Un balcon en forêt – Julien Gracq

Après Le Rivage des Syrtes, Julien Gracq livre à nouveau un splendide roman sur une guerre annoncée qui semble ne jamais devoir arriver.

En 1939, l’aspirant Grange, surveillé par la sécurité militaire, est affecté à une maison forte du plateau des Hautes Alizes, près de la frontière belge. Dans ce blockhaus bâti en surplomb au coeur de la forêt, il a pour mission, avec ses trois hommes, d’empêcher l’invasion des blindés allemands par les Ardennes.

« Il y avait un charme puissant à se tenir là, si longtemps après que minuit avait sonné aux églises de la terre, sur cette gâtine sans lieu épaissement saucé de flaques de brume et de toute mouillée de la sueur confuse des rêves, à l’heure où les vapeurs sortaient des bois comme des esprits. »

Gracq, lui-même affecté en Flandre, retranscrit ici l’atmosphère de cette « drôle de guerre », et particulièrement de ces premiers mois, d’octobre 1939 à mai 1940, emplis d’un calme assourdissant et de ces présages annonciateurs de défaite. Il ne se passe rien, les ordres languissent, alors chacun vaque paresseusement à diverses occupations : on coupe du bois, on braconne un peu, on tue le temps qui passe avec lenteur. Grange est surpris de se trouver si heureux dans ce cadre bucolique, coupé du monde et de ses rumeurs. Il ne se lasse pas de ses longues promenades dans une nature foisonnante et protectrice, et surtout il va rencontrer une jeune femme, Mona, dont il deviendra l’amant.

« Pour la première fois peut-être, se disait Grange, me voici mobilisé dans une armée rêveuse. Je rêve ici — nous rêvons tous — mais de quoi ?
Tout, autour de lui, était trouble et vacillement, prise incertaine ; on eût dit que le monde tissé par les hommes se défaisait maille à maille : il ne restait qu’une attente pure, aveugle, où la nuit d’étoiles, les bois perdus, l’énorme vague nocturne qui se gonflait et montait derrière l’horizon vous dépouillaient brutalement, comme le déferlement des vagues derrière la dune donne soudain l’envie d’être nu. »
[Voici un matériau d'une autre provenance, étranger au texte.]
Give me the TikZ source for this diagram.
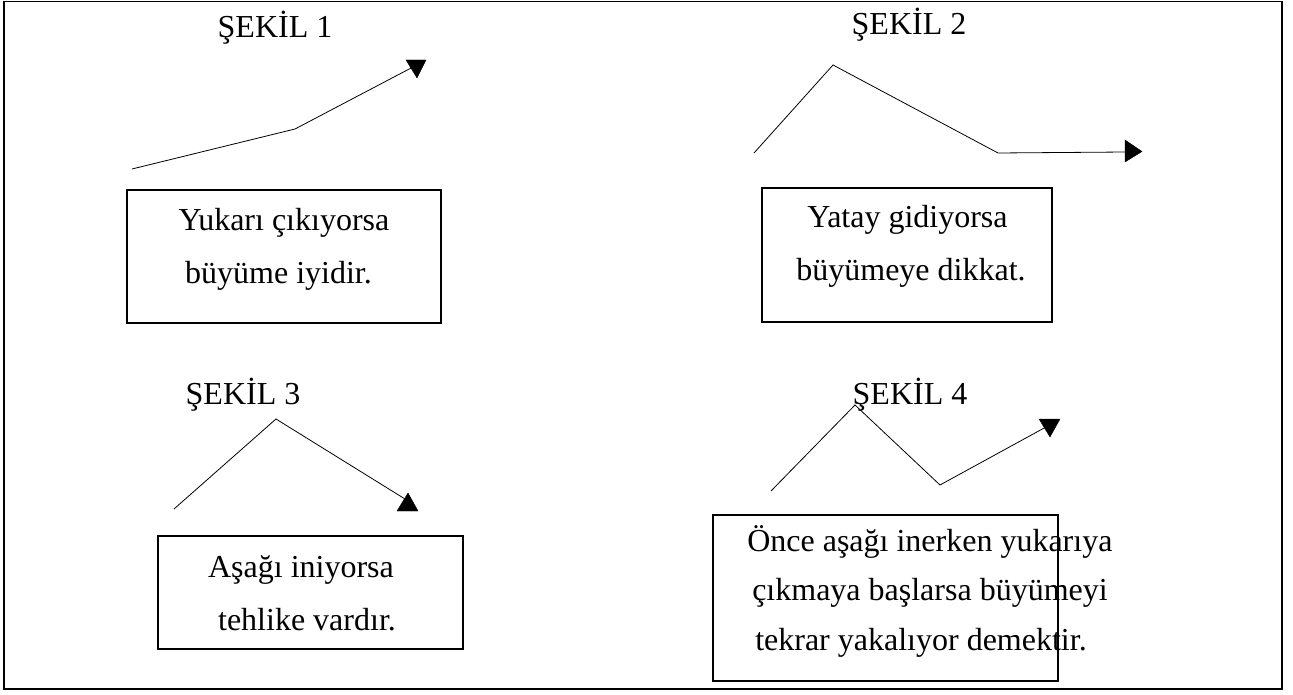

Pourtant, si cette forêt dont se repait Grange avec béatitude est enchanteresse, la menace qui plane se fait également de plus en plus obsédante. Les habitants du blockhaus, partagés entre l’angoisse de ce qui ne peut manquer d’advenir et l’envie qu’il se passe enfin quelque chose, commencent à guetter les signes, mais leur isolement les tient à l’écart des nouvelles, tandis que les ordres paraissent désordonnés, incohérents. Les contours de la guerre, d’abord abstraits, se profilent, et elle finira par éclater avec fracas, causant panique et débâcle, dans une fin précipitée qui tranche impitoyablement avec ces longs mois de sursis. Le lecteur retient son souffle, les sens en alerte, un goût terreux dans la bouche, le coeur palpitant devant le tragique inexorable.

« Il n’arrivait rien. Il n’y avait personne. Seulement cette ombre têtue, voilée, intimidante, qui flottait vers lui sans le rejoindre du fond de ses limbes vagues — ce silence étourdissant. »

Quel bonheur de retrouver la plume incomparable de Gracq, ce langage incroyablement soutenu et poétique qui rend prégnantes les émotions du protagoniste, en particulier celles suscitées par la nature environnante, merveilleusement décrite. S’il s’agit à nouveau d’un roman sur l’attente, on est loin ici de l’imaginaire développé dans Le Rivage des Syrtes. Un balcon en forêt, en partie autobiographiqueopère en effet un retour à l’Histoire et à la réalité : celle du souffle de la vie, de sa douceur et de sa beauté parfois, mais aussi une réalité plus crue, celle de la brutalité de la guerre, qui broie tout sur son passage pour ne laisser que le silence.